Look, I'm the last one to tell you that Mac/OSX is the best OS for everybody, or for you, or for anybody (except, of course, for me).

But just give it a thought, for a split second what you're saying there.

Imagine a Mac fanboy; he's only used Macs his entire life. He wouldn't touch a Windows PC with a javelin.

Then, he decides, he should give Vista a chance. Plays with it for 20 minutes and completely hates it because everything is different; it takes him 20 minutes to do something he can do on his Mac in 5.

He then turns around and pronounced that Vista is a total piece of mother fucking crap.

Now, you tell me what you call people like that.

I'll give you a great example. I'm currently helping one of my profs migrate from her old Compaq Presario (P4 1.8GHz) to a brand spankin' new HP Pavillion (C2D 3.0GHz). I recommended the HP because of great c/p and more than adequate horse power to run Vista on.
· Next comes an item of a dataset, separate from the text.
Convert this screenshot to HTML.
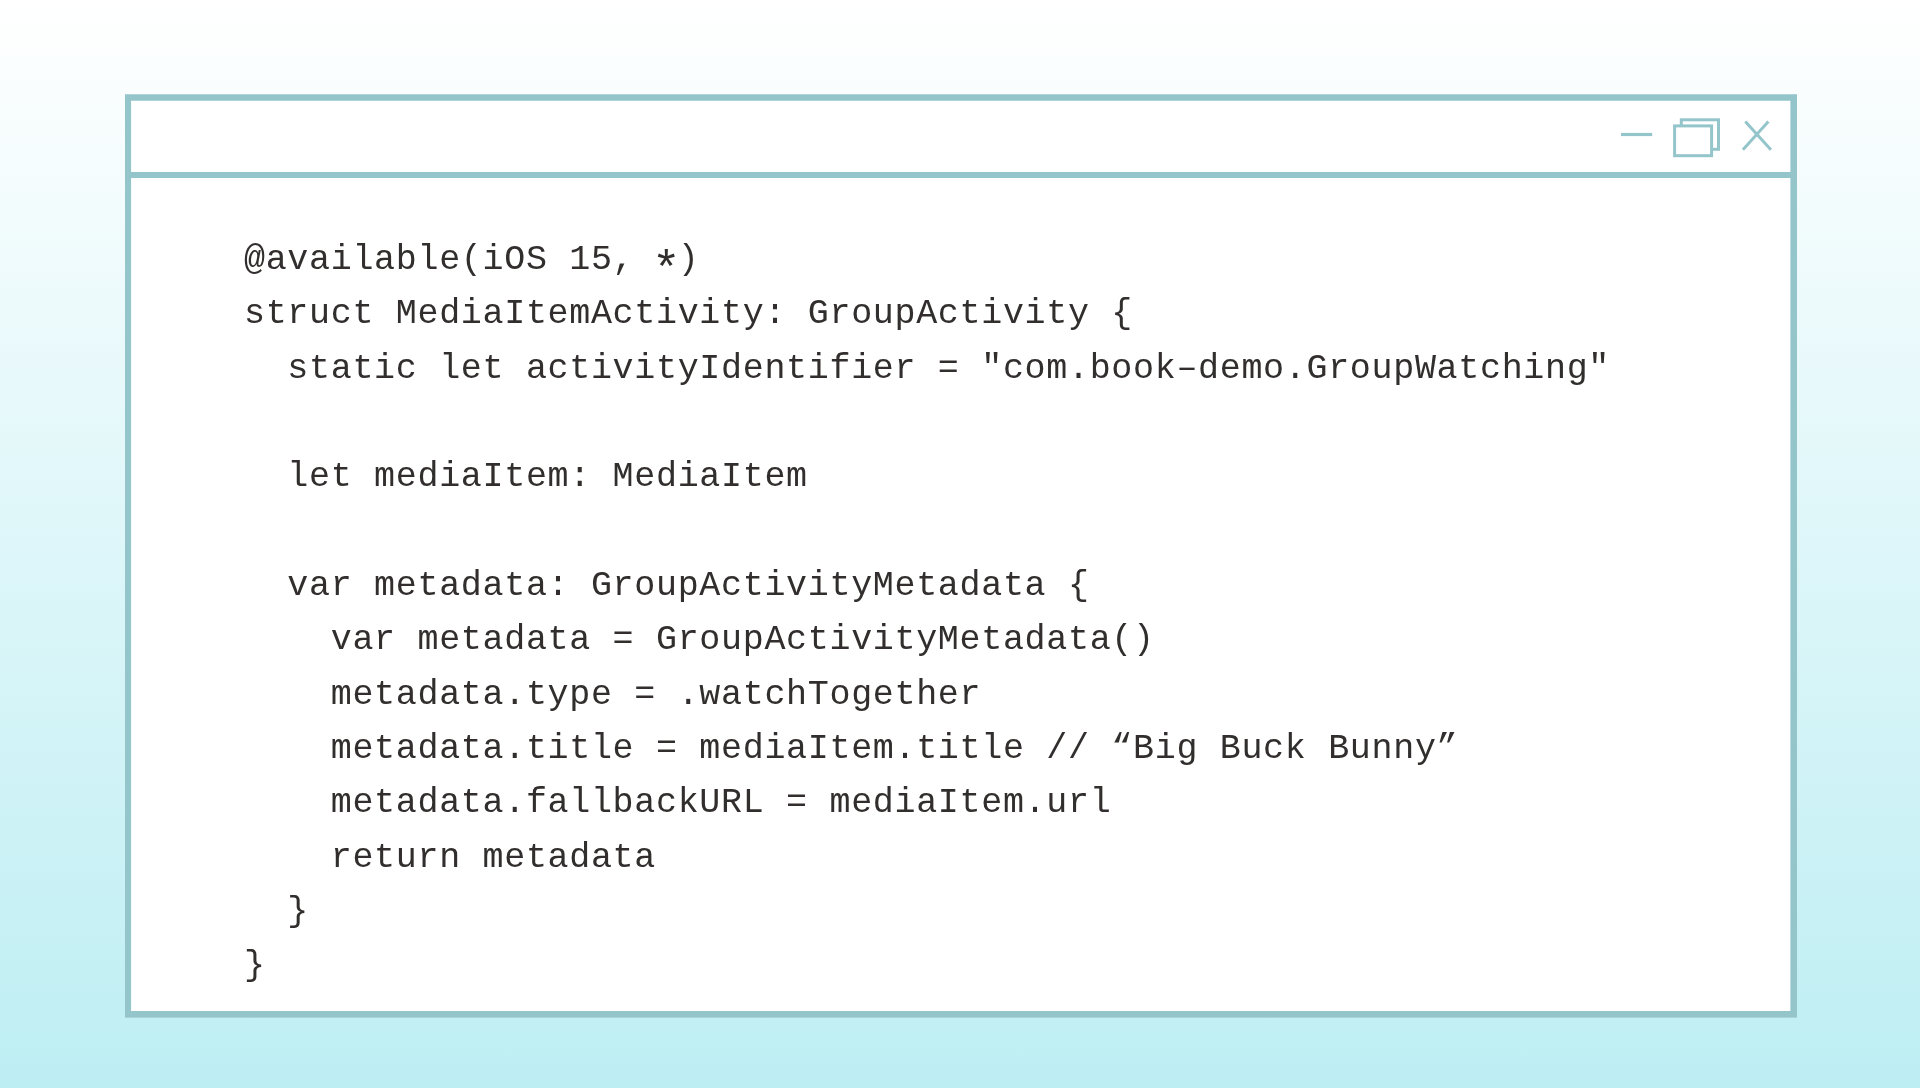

Then, when I got the part, you know, where you're supposed to transfer all the files from the old computer to the new. Something, on the Mac side, is as simple as connecting the two computer with a firewire cable, rebooting the old computer holding on to the T key, then clicking one button icon on the new. After that, you sit back, drink some coffee, and several hours later, you have everything migrated, including user files and settings and all your apps. You can start using the new computer just as you had been using your old one.

On Windows, you're supposed to start Windows Easy Transfer, which, unfortunately doesn't transfer any of your apps; but that didn't even matter because transferring files (which was dog slow over a 100Base-T network) would always stall mid-way. After wasting hours doing that, I broke down and bought PCMover. At least, that is supposed to transfer apps as well, although the rumor is that not all apps will get moved over correctly, requiring a re-install. I'll find out tomorrow morning how that went—- I had to leave in the middle of the process because it said it was going to take 13 hours to transfer 85GB. Data that would've taken 2 hours tops to transfer between 2 Macs.

Another thing that WET wasn't going to do was to transfer from an XP machine to an XP machine (even though you could install the software on both.. wtf?), so I had to persuade my prof that, yes, I actually do think Vista is better than XP in many ways, and that her new computer was good enough to handle it. Fortunately she believed me so I could go ahead with the process (which in retrospect may not have been required since I ended up using PCMover).

And you know what? After all that persuasion, I upgrade to Vista Business (came with the comp), only to find out that her monitor, a Dell 2005FPW, isn't supported. The generic driver wouldn't do the native resolution (1680*1050) and Dell didn't have Vista drivers for it (and the XP drivers wouldn't load). Granted part of that is Dell's fault, but the fact remains that it didn't help my case trying to convince her that Vista is going to be "A-OK".

All in all, today was a crappy day for me, who has been putting together my own PCs and using Windows for nearly 13 years.

So my question to you is; if working with Windows can be SUCH a fucking nightmare for someone like me with tons of experience, then how do you think it could be to a first time user? And, with that answer, tell me what you'd think about someone like that basing his/her judgment on Windows within the first 20 minutes of using it?

Boys and girls; you have to admit that most of you anti-Apple haters are shoulder to shoulder in douchebaggery with the so-called Apple fanboys. Nuff fucking said.